El reconocimiento del error es tan crucial en política como perversa es su ausencia. Está vinculado con lo más esencial de la gestión de las cosas públicas: hacerse cargo de las consecuencias de tus actos y responder ante la ciudadanía. Es una medida del compromiso con el que asumes tu vocación de servicio y tu responsabilidad. Max Weber lo explicó muy bien en su definición del liderazgo: una personalidad carismática, con un fuerte instinto de poder, pero motivada exclusivamente por su preocupación por el mundo y sostenida en la responsabilidad, antes incluso que en la razón, por que la política se juega en el terreno de la realidad y de los esfuerzos colectivos. El verdadero líder actúa asumiendo la distancia entre la intención y el resultado, con una responsabilidad implacable con los efectos no deseados: no vale decir, no quería que esto pasara.

En estos tiempos en los que el marketing y el relato lo son todo en política, un líder así es una especie difícil de encontrar. No existe el compromiso con algo que no sea uno mismo. Todo responde a un mero cálculo de coste-beneficios. Nadie apostará contra su imagen. El pasado no existe, porque se puede reescribir desde el presente para convertirlo en un escenario más de la lucha partidista. En este aniversario del atentado del 11M hemos tenido una prueba más de todo esto, y más dolorosa que cualquier otra por lo recientes que son sus heridas.

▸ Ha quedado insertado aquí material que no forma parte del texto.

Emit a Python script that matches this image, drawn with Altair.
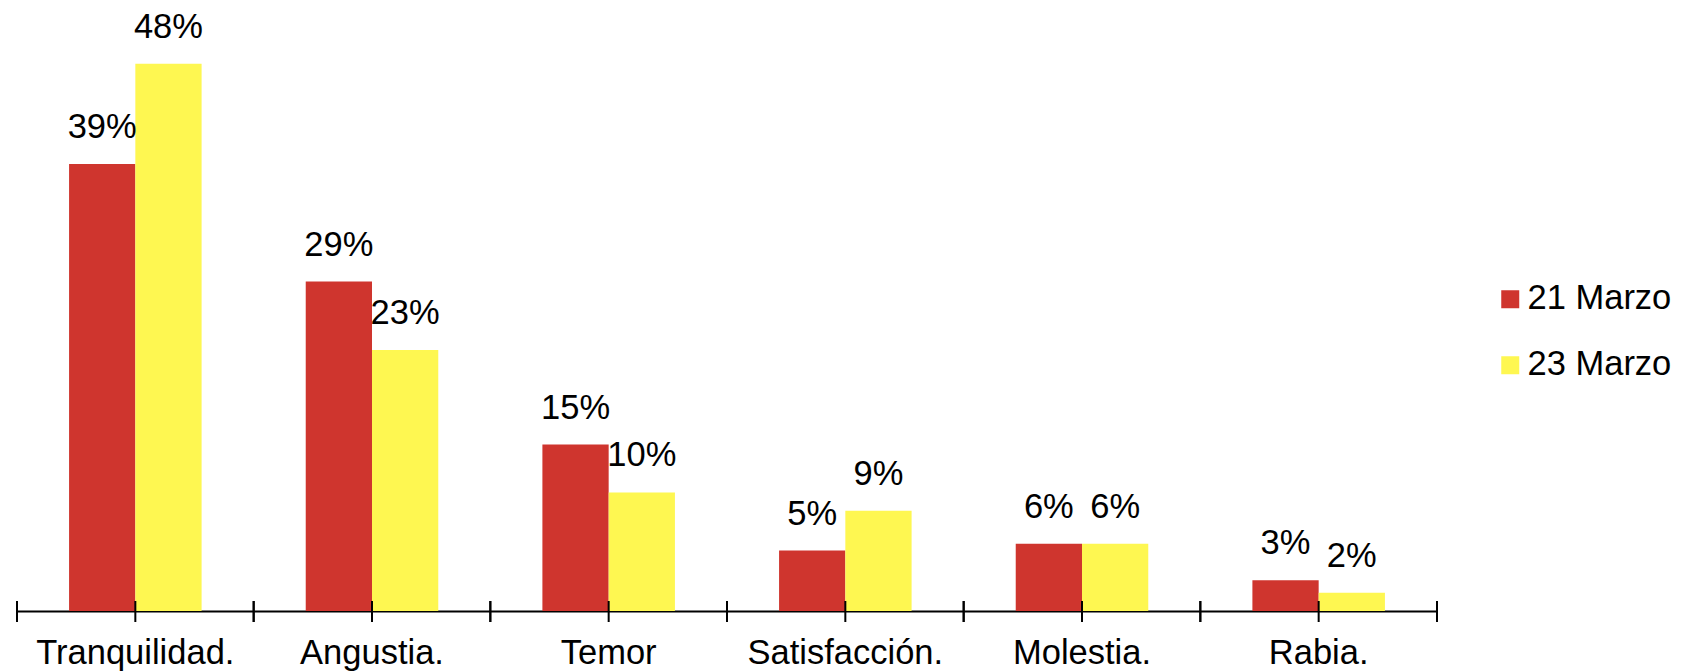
import altair as alt
import pandas as pd

categories = ["Tranquilidad.", "Angustia.", "Temor", "Satisfacción.", "Molestia.", "Rabia."]
series = ["21 Marzo", "23 Marzo"]
values_21 = [39.2, 28.9, 14.6, 5.3, 5.9, 2.7]
values_23 = [48.0, 22.9, 10.4, 8.8, 5.9, 1.6]
colors = ["#CF352E", "#FEF751"]

rows = []
for c, a, b in zip(categories, values_21, values_23):
    rows.append({"cat": c, "serie": series[0], "v": a})
    rows.append({"cat": c, "serie": series[1], "v": b})
df = pd.DataFrame(rows)

W, H = 1420, 570
STEP = W / len(categories)
FONT = "Liberation Sans"
FS = 34.5

xscale = alt.Scale(domain=categories, paddingInner=0.44, paddingOuter=0.22)
x = alt.X("cat:N", sort=categories, scale=xscale,
          axis=alt.Axis(title=None, ticks=False, grid=False, domain=True,
                        domainColor="black", domainWidth=2, labelFontSize=FS,
                        labelColor="black", labelFont=FONT, labelPadding=25,
                        labelAngle=0, labelLimit=0))
y = alt.Y("v:Q", scale=alt.Scale(domain=[0, 50]), axis=None)
xo = alt.XOffset("serie:N", sort=series, scale=alt.Scale(domain=series, paddingInner=0, paddingOuter=0))

base = alt.Chart(df)

bars = base.mark_bar(stroke=None).encode(
    x=x, y=y, xOffset=xo,
    color=alt.Color("serie:N", sort=series,
                    scale=alt.Scale(domain=series, range=colors),
                    legend=alt.Legend(title=None, orient="none", legendX=1476, legendY=241,
                                      symbolType="square", symbolSize=324,
                                      symbolStrokeWidth=0, labelFontSize=FS,
                                      labelFont=FONT, labelColor="black",
                                      labelOffset=0, rowPadding=31, labelLimit=0)),
)

labels = base.transform_calculate(
    lbl="format(datum.v, '.0f') + '%'"
).mark_text(baseline="alphabetic", align="center", dy=-26, fontSize=FS,
            font=FONT, color="black").encode(
    x=x, y=y, xOffset=xo, text="lbl:N"
)

tick_df = pd.DataFrame({"cat": categories})
tb = alt.Chart(tick_df)
ty = dict(y=alt.value(H - 10), y2=alt.value(H + 11))
center_ticks = tb.mark_rule(color="black", strokeWidth=2).encode(x=alt.X("cat:N", sort=categories), **ty)
left_ticks = tb.mark_rule(color="black", strokeWidth=2, xOffset=-STEP / 2).encode(x=alt.X("cat:N", sort=categories), **ty)
right_ticks = tb.mark_rule(color="black", strokeWidth=2, xOffset=STEP / 2).encode(x=alt.X("cat:N", sort=categories), **ty)

chart = alt.layer(bars, labels, center_ticks, left_ticks, right_ticks).properties(
    width=W, height=H,
    autosize=alt.AutoSizeParams(type="none"),
    padding={"left": 9, "top": 33, "right": 236, "bottom": 60},
).configure_view(stroke=None)

chart.save("out.html", embed_options={"renderer": "svg", "actions": False})
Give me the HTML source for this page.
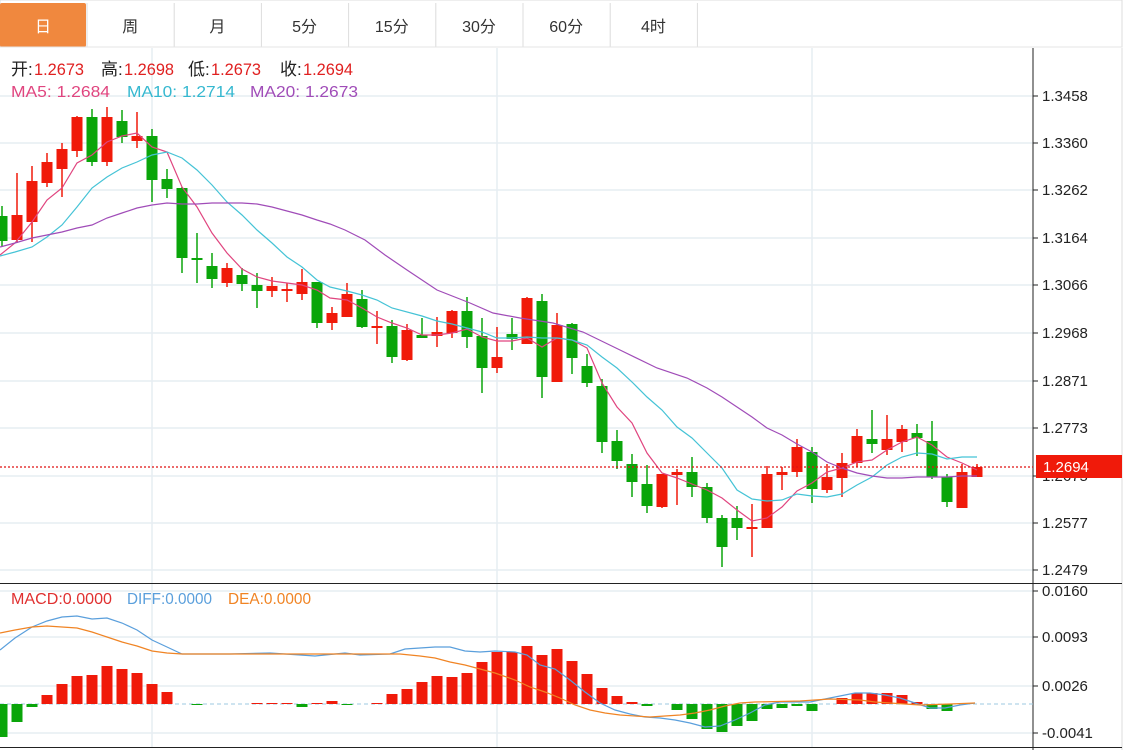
<!DOCTYPE html>
<html><head><meta charset="utf-8"><style>
html,body{margin:0;padding:0;background:#fff;width:1131px;height:750px;overflow:hidden;font-family:"Liberation Sans","Noto Sans CJK SC",sans-serif}
</style></head><body>
<svg id="s" width="1131" height="750" xmlns="http://www.w3.org/2000/svg" font-family="Liberation Sans, Noto Sans CJK SC, sans-serif">
<rect width="1131" height="750" fill="#fff"/>
<g id="grid" stroke="#e6edf2" stroke-width="1.5"></g>
<g id="tabs"></g>
<g id="chart"></g>
</svg>
<script>
const S=document.getElementById('s');const NS='http://www.w3.org/2000/svg';
function el(t,a,p,txt){const e=document.createElementNS(NS,t);for(const k in a)e.setAttribute(k,a[k]);if(txt!==undefined)e.textContent=txt;(p||S).appendChild(e);return e;}
const G=document.getElementById('grid'),C=document.getElementById('chart'),T=document.getElementById('tabs');
[96,143,190,238,285,333,381,428,476,523,570,591,637,686,733].forEach(y=>el('line',{x1:0,x2:1033,y1:y,y2:y},G));
[152,497,812].forEach(x=>el('line',{x1:x,x2:x,y1:48,y2:747},G));
el('rect',{x:0,y:0,width:1122,height:47,fill:'#fff',stroke:'#dcdcdc'},T);
const tabs=['日','周','月','5分','15分','30分','60分','4时'];
tabs.forEach((t,i)=>{const x=i*87.2;
 if(i==0)el('rect',{x:0,y:3,width:86,height:44,fill:'#f0883e',rx:2},T);
 el('line',{x1:x+87,x2:x+87,y1:3,y2:47,stroke:'#dcdcdc'},T);
 el('text',{x:x+43,y:32,'text-anchor':'middle','font-size':16,fill:i==0?'#fff':'#333'},T,t);});
el('line',{x1:0,x2:1122,y1:47,y2:47,stroke:'#e4e4e4'},T);
el('line',{x1:1033,x2:1033,y1:48,y2:750,stroke:'#222','stroke-width':1},C);
el('line',{x1:1122,x2:1122,y1:48,y2:750,stroke:'#ddd','stroke-width':1},C);
el('line',{x1:0,x2:1122,y1:583.5,y2:583.5,stroke:'#222','stroke-width':1},C);
el('line',{x1:0,x2:1122,y1:747.5,y2:747.5,stroke:'#222','stroke-width':1},C);
[['1.3458',96],['1.3360',143],['1.3262',190],['1.3164',238],['1.3066',285],['1.2968',333],['1.2871',381],['1.2773',428],['1.2675',476],['1.2577',523],['1.2479',570],['0.0160',591],['0.0093',637],['0.0026',686],['-0.0041',733]].forEach(([t,y])=>{
 el('line',{x1:1033,x2:1038,y1:y,y2:y,stroke:'#222'},C);
 el('text',{x:1042,y:y+5,'font-size':15,fill:'#222'},C,t);});
el('text',{x:1042,y:760,'font-size':15,fill:'#222'},C,'118.1333');
const K=[
['g',216,241,206,247],['r',215,240,173,243],['r',181,222,166,242],['r',162,183,153,187],['r',149,169,143,197],['r',117,151,116,157],['g',117,162,109,166],['r',117,162,107,166],['g',121,137,110,143],['r',136,141,112,148],
['g',136,180,129,202],['g',179,189,169,198],['g',188,258,187,273],['g',258,260,233,283],['g',266,279,253,288],['r',268,283,263,287],['g',275,284,268,291],['g',285,291,273,308],['r',286,291,277,297],['r',289,291,283,302],
['r',282,294,269,300],['g',282,323,282,328],['r',313,323,307,330],['r',294,317,283,317],['g',299,327,290,328],['r',326,327,311,344],['g',326,357,320,363],['r',330,360,324,361],['g',335,338,318,338],['r',332,336,317,347],
['r',311,333,310,338],['g',311,337,297,348],['g',336,368,318,393],['r',357,368,327,373],['g',334,339,318,350],['r',298,344,297,344],['g',301,377,294,398],['r',325,382,313,382],['g',324,358,323,374],['g',366,383,354,387],
['g',386,442,379,453],['g',441,461,430,469],['g',464,482,454,497],['g',484,506,465,513],['r',474,507,474,508],['r',472,475,469,505],['g',472,487,457,497],['g',487,518,483,523],['g',518,547,515,567],['g',518,528,506,540],
['r',527,529,504,557],['r',474,528,466,528],['r',472,475,467,490],['r',447,472,439,477],['g',452,489,447,503],['r',477,490,464,493],['r',463,478,453,497],['r',436,463,429,467],['g',439,444,410,453],['r',439,450,415,455],
['r',429,442,425,452],['g',433,438,424,456],['g',441,477,421,479],['g',477,502,474,507],['r',472,508,464,508],['r',467,477,464,477]];
const RED='#f01a0a',GRN='#0aa50a';
K.forEach((k,i)=>{const x=2+15*i,c=k[0]=='r'?RED:GRN;
 el('line',{x1:x,x2:x,y1:k[3],y2:k[4],stroke:c,'stroke-width':1.5},C);
 el('rect',{x:x-5.5,y:k[1],width:11,height:Math.max(2,k[2]-k[1]),fill:c},C);});
function pl(pts,col,w){el('polyline',{points:pts.map(p=>p.join(',')).join(' '),fill:'none',stroke:col,'stroke-width':w||1.2},C);}
pl([[0,255],[15,243],[32,222],[47,200],[62,188],[77,163],[92,155],[107,142],[122,136],[137,133],[152,147],[167,152],[182,187],[197,207],[212,233],[227,253],[242,269],[257,277],[272,281],[287,283],[302,285],[317,290],[330,298],[347,300],[362,308],[377,317],[392,323],[407,328],[422,335],[437,335],[452,333],[467,329],[482,337],[497,341],[512,341],[527,338],[542,347],[557,338],[572,340],[587,348],[602,383],[617,407],[632,423],[647,453],[662,473],[677,478],[692,484],[707,490],[722,498],[737,510],[752,521],[767,518],[782,507],[797,491],[812,483],[827,472],[842,468],[857,462],[872,460],[887,450],[902,442],[917,437],[932,445],[947,457],[962,463],[977,470]],'#e0457f');
pl([[0,256],[15,252],[32,247],[47,237],[62,225],[77,207],[92,188],[107,177],[122,168],[137,162],[152,155],[167,152],[182,158],[197,170],[212,185],[227,202],[242,215],[257,230],[272,243],[287,257],[302,267],[317,280],[330,287],[347,291],[362,295],[377,300],[392,308],[422,316],[437,321],[452,324],[467,328],[482,332],[497,338],[512,338],[527,337],[542,338],[557,338],[572,340],[587,345],[602,357],[617,368],[632,382],[647,397],[662,410],[677,427],[692,438],[707,453],[722,468],[737,490],[752,499],[767,501],[782,500],[797,494],[812,496],[827,497],[842,494],[857,485],[872,477],[887,465],[902,457],[917,453],[932,454],[947,459],[962,457],[977,457]],'#45c3d6');
pl([[0,247],[15,243],[32,238],[47,235],[62,232],[77,228],[92,225],[107,218],[122,213],[137,208],[152,205],[167,203],[182,204],[197,204],[212,203],[227,203],[242,203],[257,204],[272,207],[287,211],[302,215],[317,220],[330,224],[345,230],[365,240],[385,255],[407,270],[437,290],[470,303],[493,313],[520,318],[553,323],[583,332],[620,350],[657,368],[687,378],[707,388],[722,397],[737,407],[752,417],[767,428],[782,435],[797,444],[812,452],[827,462],[842,468],[857,473],[872,476],[887,478],[902,478],[917,477],[932,477],[947,477],[962,476],[977,476]],'#a04cb8');
el('line',{x1:0,x2:1033,y1:467,y2:467,stroke:'#e01010','stroke-width':1.2,'stroke-dasharray':'2,2'},C);
el('rect',{x:1036,y:455,width:86,height:23,fill:'#f01a0a'},C);
el('text',{x:1043,y:472,'font-size':15,fill:'#fff'},C,'1.2694');
[[11,'开:','#222'],[34,'1.2673','#e02020'],[101,'高:','#222'],[124,'1.2698','#e02020'],[188,'低:','#222'],[211,'1.2673','#e02020'],[280,'收:','#222'],[303,'1.2694','#e02020']].forEach(([x,t,c])=>{
 const a={x:x,y:75,'font-size':17,fill:c};if(t.length>3){a.textLength=50;a.lengthAdjust='spacingAndGlyphs';}
 el('text',a,C,t);});
el('text',{x:11,y:97,'font-size':16,fill:'#e0457f',textLength:99,lengthAdjust:'spacingAndGlyphs'},C,'MA5: 1.2684');
el('text',{x:127,y:97,'font-size':16,fill:'#35b8d0',textLength:108,lengthAdjust:'spacingAndGlyphs'},C,'MA10: 1.2714');
el('text',{x:250,y:97,'font-size':16,fill:'#a04cb8',textLength:108,lengthAdjust:'spacingAndGlyphs'},C,'MA20: 1.2673');
el('line',{x1:0,x2:1033,y1:704,y2:704,stroke:'#9cc8e0','stroke-dasharray':'4,3'},C);
const M=[737,722,707,695,684,676,675,666,669,673,684,692,704,705,704,704,704,703,703,703,707,703,701,705,704,703,694,689,682,676,677,673,662,652,652,646,655,649,661,674,688,696,702,706,704,710,719,729,732,726,721,709,708,706,711,704,698,693,693,693,695,702,709,711,704,704];
M.forEach((y,i)=>{const x=2+15*i;const up=y<704;const h=Math.abs(y-704);if(h<1)return;
 el('rect',{x:x-5.5,y:up?y:704,width:11,height:h,fill:up?RED:GRN},C);});
pl([[0,650],[15,638],[32,627],[47,621],[62,617],[77,616],[92,619],[107,618],[122,623],[137,630],[152,640],[167,647],[182,654],[230,654],[270,653],[315,656],[345,653],[360,655],[390,654],[405,649],[420,648],[435,647],[450,647],[465,651],[480,652],[495,651],[515,652],[527,655],[540,665],[555,669],[570,680],[585,692],[600,703],[615,710],[630,714],[645,717],[660,718],[675,720],[690,723],[705,727],[720,726],[735,720],[750,713],[765,705],[780,702],[810,702],[825,699],[840,696],[855,693],[870,693],[885,695],[900,698],[915,703],[930,708],[945,708],[960,705],[975,703]],'#5a9fdc');
pl([[0,633],[15,630],[32,627],[47,626],[62,627],[77,628],[92,632],[107,637],[122,642],[137,646],[152,651],[167,653],[182,654],[400,654],[420,656],[435,658],[450,662],[465,665],[480,669],[495,673],[515,680],[530,687],[545,692],[560,698],[575,705],[590,710],[605,713],[620,715],[650,717],[680,715],[695,713],[710,710],[725,706],[740,703],[755,702],[800,701],[830,699],[860,700],[875,702],[890,703],[920,705],[950,704],[975,703]],'#f08424');
el('text',{x:11,y:604,'font-size':16,fill:'#e03030',textLength:101,lengthAdjust:'spacingAndGlyphs'},C,'MACD:0.0000');
el('text',{x:127,y:604,'font-size':16,fill:'#5a9fdc',textLength:85,lengthAdjust:'spacingAndGlyphs'},C,'DIFF:0.0000');
el('text',{x:228,y:604,'font-size':16,fill:'#f08424',textLength:83,lengthAdjust:'spacingAndGlyphs'},C,'DEA:0.0000');
</script>
</body></html>
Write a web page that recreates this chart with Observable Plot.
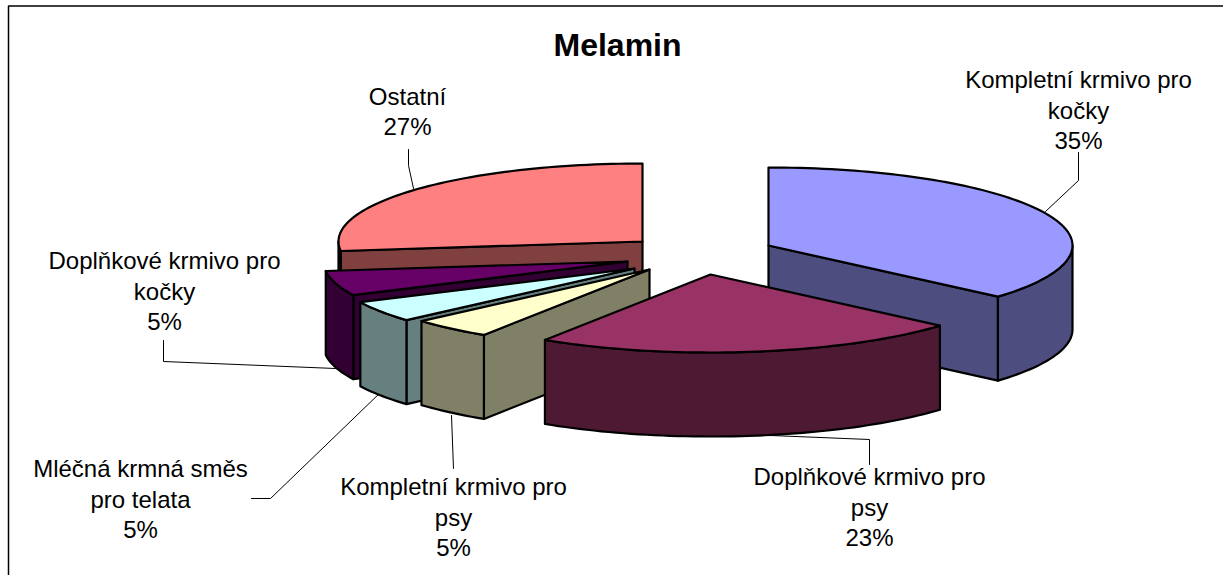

En lugar de la culpa compartida y el reconocimiento de que nadie estuvo a la altura, nos hemos dedicado al deporte nacional del reproche mutuo. En lugar de un esfuerzo de reconciliación, una vez más la trinchera. Otra oportunidad perdida. Nadie ha podido mirar el pasado con la valentía de diferenciar entre intenciones y resultados, y observarlos fríamente a ambos. El líder del PP ha estado a punto, pero se ha quedado a medias. «Es evidente que bien no se gestionó», dijo Alberto Núñez Feijóo un día después del 20 aniversario del 11-M y después de que FAES, la fundación que dirige José María Aznar, volviera a defender la actuación del Gobierno ante el peor atentado que ha sufrido España en su historia. 

Pero ahí se quedó. No lo hizo bien porque mintiera, sino porque aquello le costó la derrota en las elecciones. «Si las encuestas decían que llevamos mucha o cierta ventaja, entiendo que no gestionamos bien aquellos días». Es decir, que el relato del oponente fue más creíble.